Book Review by Lonnie Busch

In Chemistry and Other Stories, Ron Rash’s most recent collection of short stories from Picador, Rash does exactly what Aristotle suggested to young writers over 2000 years ago; he starts his stories in medias res—“In the middle of things.” Aristotle knew that for a story to be successful, it had to focus on the main conflict immediately. Rash executes Aristotle’s idea flawlessly in this fine collection.

The spring my father spent three weeks at Broughton Hospital, he came back to my mother and me pale and disoriented, two pill bottles clutched in his right hand as we made our awkward reunion in the hospital lobby. So begins “Chemistry,” the title story of Rash’s collection. Rash drops the reader in the middle of things by cutting to the heart of the conflict in the first sentence. He follows “Chemistry” with “Last Rite.”—When the sheriff stepped onto her porch, he carried his hat in his hands, so she knew Elijah was dead.

If you study Rash’s lead-ins closely, you’ll see a pattern emerge; Rash always starts with characters—characters at the edge of peril, conflict, or confusion, characters with their bare toes curled over the precipice of change. Lately, it seems, fiction in some of the finest literary journals attempts to entice readers into its fictional web with initial offerings no more challenging than weather reports, bird nests, and hammered metal bells. Rash understands the structure of effective storytelling and how to imbue a tale with urgency. He starts so precisely, it’s hard to imagine his stories could begin anywhere other than where they do. His lead sentence always elicits questions and evokes mystery. Once his story’s in full swing, Rash sketches in supporting events and backstory with the deft of a magician, never releasing the spell he casts with his initial image.

I met Lee Ann McIntyre on a date suggested by my wife. From Rash’s story, “Honesty.” How can bird nests and metal bells possibly compete with lead-ins like these? Or the first sentence of “Dangerous Love.”—When Ricky threw his knife and the blade tore my blouse and cut into flesh eight inches from my heart, it was certain as the blood trickling down my arm that something in our relationship had gone wrong. This is powerful writing and exquisite storytelling. Let’s not forget, Rash is also a poet. He knows about economy of language and writes like he has to pay for each and every word out of his own pocket. John Gardner, author of October Light, Mickelsson’s Ghost, and many other titles, once remarked that every line of poetry should be “red meat.” Rash obviously knows to stick to the main course, serving it up hot from the inception.

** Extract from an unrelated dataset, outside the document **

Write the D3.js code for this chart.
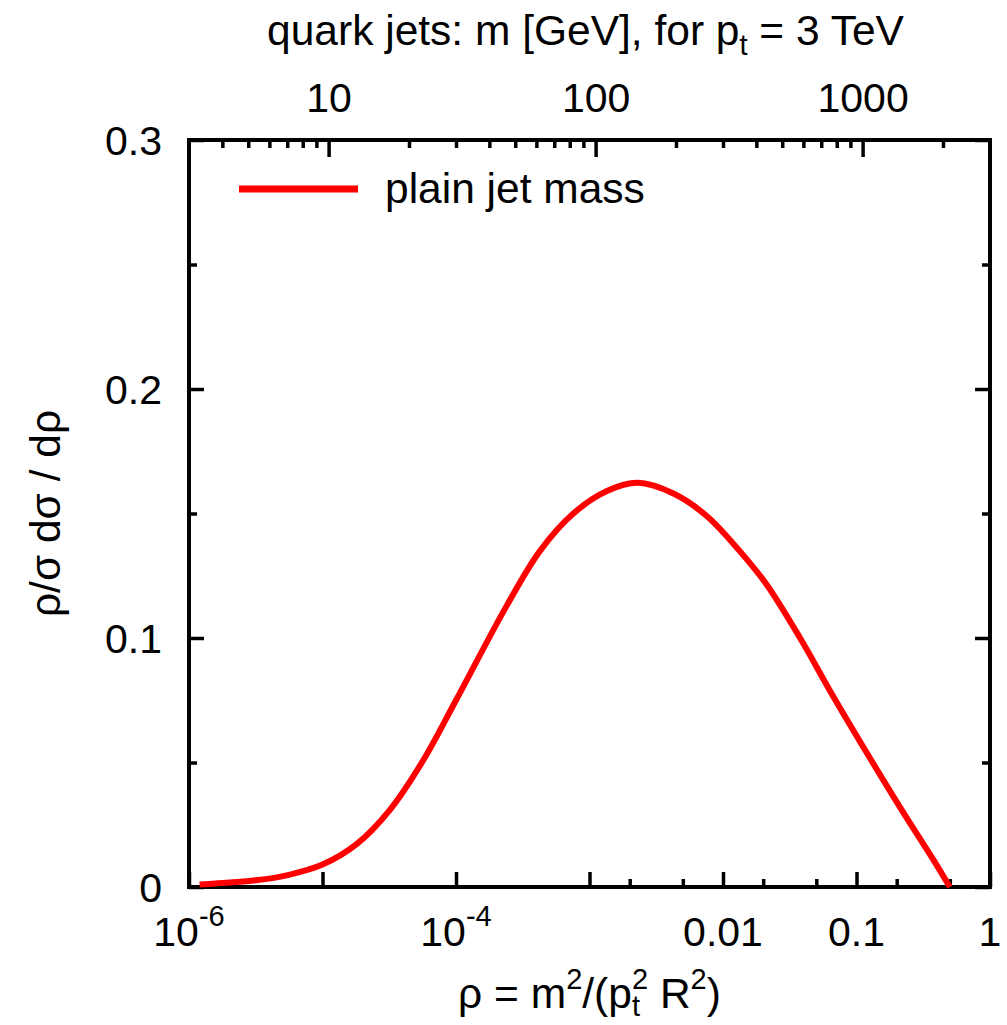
<!DOCTYPE html>
<html>
<head>
<meta charset="utf-8">
<script src="https://cdn.jsdelivr.net/npm/d3@7"></script>
<style>
  body { margin: 0; background: #fff; }
  text { font-family: "Liberation Sans", Arial, Helvetica, sans-serif; }
</style>
</head>
<body>
<svg id="chart" width="1007" height="1025"></svg>
<script>
// curve: rho and rho/sigma dsigma/drho
const rho  = [1.2e-6, 3.16e-6, 5.6e-6, 1e-5, 1.8e-5, 3.2e-5, 5.7e-5, 1e-4, 2.4e-4,
              4.26e-4, 7.57e-4, 1.35e-3, 2.3e-3, 4.25e-3, 7.55e-3, 0.0133, 0.0212, 0.0378,
              0.067, 0.119, 0.212, 0.376, 0.5];
const dist = [0.001, 0.0027, 0.0049, 0.0090, 0.0172, 0.031, 0.051, 0.075, 0.113,
              0.135, 0.150, 0.159, 0.1623, 0.158, 0.149, 0.135, 0.1215, 0.100,
              0.0765, 0.054, 0.032, 0.011, 0.0];

const seriesName = "plain jet mass";

const rhoMajor = [1e-6, 1e-5, 1e-4, 1e-3, 0.01, 0.1, 1];
const rhoMinor = [2e-3, 5e-3, 0.02, 0.05, 0.2, 0.5];
const rhoLabelVals = [1e-6, 1e-4, 0.01, 0.1, 1];
const rhoLabelText = ["10^-6", "10^-4", "0.01", "0.1", "1"];

const mMajor = [10, 100, 1000];
const mMinor = [4, 5, 6, 7, 8, 9, 20, 30, 40, 50, 60, 70, 80, 90, 200, 300, 400, 500, 600, 700, 800, 900, 2000];
const ptGeV = 3000; // m = pt * sqrt(rho), R = 1

const yMajor = [0, 0.1, 0.2, 0.3];
const yMinor = [0.05, 0.15, 0.25];

const margin = { left: 189, right: 990, top: 140, bottom: 887 };
const fs = 41;      // tick labels
const fsText = 42.5; // title, legend, axis labels
const fsSmall = 29;

const svg = d3.select("#chart");

const x = d3.scaleLog().domain([1e-6, 1]).range([margin.left, margin.right]);
const xm = d3.scaleLog().domain([ptGeV * Math.sqrt(1e-6), ptGeV]).range([margin.left, margin.right]);
const y = d3.scaleLinear().domain([0, 0.3]).range([margin.bottom, margin.top]);

function tickAxis(axis, values, len, tr) {
    const g = svg.append("g")
        .attr("transform", tr)
        .call(axis.tickValues(values).tickSizeInner(-len).tickSizeOuter(0));
    g.select(".domain").remove();
    g.selectAll(".tick line").attr("stroke", "#000").attr("stroke-width", 3.5);
    g.attr("font-size", fs).attr("font-family", null);
    return g;
}

// ticks
tickAxis(d3.axisBottom(x).tickFormat(""), rhoMajor, 15, `translate(0,${margin.bottom})`);
tickAxis(d3.axisBottom(x).tickFormat(""), rhoMinor, 8, `translate(0,${margin.bottom})`);
const gTop = tickAxis(d3.axisTop(xm).tickFormat(d3.format("d")).tickPadding(28), mMajor, 17, `translate(0,${margin.top})`);
tickAxis(d3.axisTop(xm).tickFormat(""), mMinor, 8, `translate(0,${margin.top})`);
const gLeft = tickAxis(d3.axisLeft(y).tickFormat(d => d === 0 ? "0" : d3.format(".1f")(d)).tickPadding(27),
    yMajor, 15, `translate(${margin.left},0)`);
tickAxis(d3.axisLeft(y).tickFormat(""), yMinor, 8, `translate(${margin.left},0)`);
tickAxis(d3.axisRight(y).tickFormat(""), yMajor, 15, `translate(${margin.right},0)`);
tickAxis(d3.axisRight(y).tickFormat(""), yMinor, 8, `translate(${margin.right},0)`);

gTop.selectAll("text").attr("fill", "#000");
gLeft.selectAll("text").attr("fill", "#000").attr("dy", "0.36em");

// bottom tick labels with superscripts
const bl = svg.append("g").attr("font-size", fs).attr("text-anchor", "middle");
rhoLabelVals.forEach((v, i) => {
    const parts = rhoLabelText[i].split("^");
    const t = bl.append("text").attr("x", x(v)).attr("y", 946);
    t.append("tspan").text(parts[0]);
    if (parts[1]) t.append("tspan").attr("font-size", fsSmall).attr("dy", -20).text(parts[1]);
});

// frame
svg.append("rect")
    .attr("x", margin.left).attr("y", margin.top)
    .attr("width", margin.right - margin.left).attr("height", margin.bottom - margin.top)
    .attr("fill", "none").attr("stroke", "#000").attr("stroke-width", 4);

// curve
const line = d3.line()
    .x(d => x(d[0]))
    .y(d => y(d[1]))
    .curve(d3.curveCatmullRom.alpha(0.5));
svg.append("path")
    .attr("d", line(d3.zip(rho, dist)))
    .attr("fill", "none")
    .attr("stroke", "#ff0000")
    .attr("stroke-width", 6)
    .attr("stroke-linejoin", "round");

// legend
svg.append("line")
    .attr("x1", 239).attr("x2", 358).attr("y1", 189).attr("y2", 189)
    .attr("stroke", "#ff0000").attr("stroke-width", 7);
svg.append("text")
    .attr("x", 385).attr("y", 203).attr("font-size", fsText)
    .text(seriesName);

// title (top axis label)
const title = svg.append("text")
    .attr("x", (margin.left + margin.right) / 2 - 4).attr("y", 45)
    .attr("font-size", fsText).attr("text-anchor", "middle");
title.append("tspan").text("quark jets: m [GeV], for p");
title.append("tspan").attr("font-size", fsSmall).attr("dy", 10).text("t");
title.append("tspan").attr("dy", -10).text(" = 3 TeV");

// x label
const xl = svg.append("text")
    .attr("x", (margin.left + margin.right) / 2).attr("y", 1008)
    .attr("font-size", fsText).attr("text-anchor", "middle");
xl.append("tspan").text("ρ = m");
xl.append("tspan").attr("font-size", fsSmall).attr("dy", -19).text("2");
xl.append("tspan").attr("dy", 19).text("/(p");
xl.append("tspan").attr("font-size", fsSmall).attr("dy", 8).text("t");
xl.append("tspan").attr("font-size", fsSmall).attr("dx", -8).attr("dy", -27).text("2");
xl.append("tspan").attr("dy", 19).text(" R");
xl.append("tspan").attr("font-size", fsSmall).attr("dy", -19).text("2");
xl.append("tspan").attr("dy", 19).text(")");

// y label
svg.append("text")
    .attr("transform", `translate(60,${(margin.top + margin.bottom) / 2}) rotate(-90)`)
    .attr("font-size", fsText).attr("text-anchor", "middle")
    .text("ρ/σ dσ / dρ");
</script>
</body>
</html>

When Pemberton returned to the North Carolina mountains after four months in Boston settling his father’s estate, among those waiting on the train platform was a woman pregnant with Pemberton’s child. From “Pemberton’s Bride.”

Like a riptide, Rash’s openings sweep the reader into the story, making compelling promises to his audience, and delivering on those promises each and every time. These aren’t tricks, or slight of pen; this is solid storytelling at its best. After the second time his hardware store had been robbed, both times at night, Marshall Vaughn bought a pistol. That from “Deep Gap,” and this from Rash’s O. Henry Award winning short story, “Speckled Trout.”—Lanny came upon the marijuana plants while fishing Caney Creek. This, like many of the other beginnings in this collection, is simply elegant and astonishingly provocative. Chemistry and Other Stories is undoubtedly one of the most enjoyable collections I’ve read in a long time, and could serve as a valuable primer for new writers and veterans alike, a precious reminder of how powerful story beginnings can be.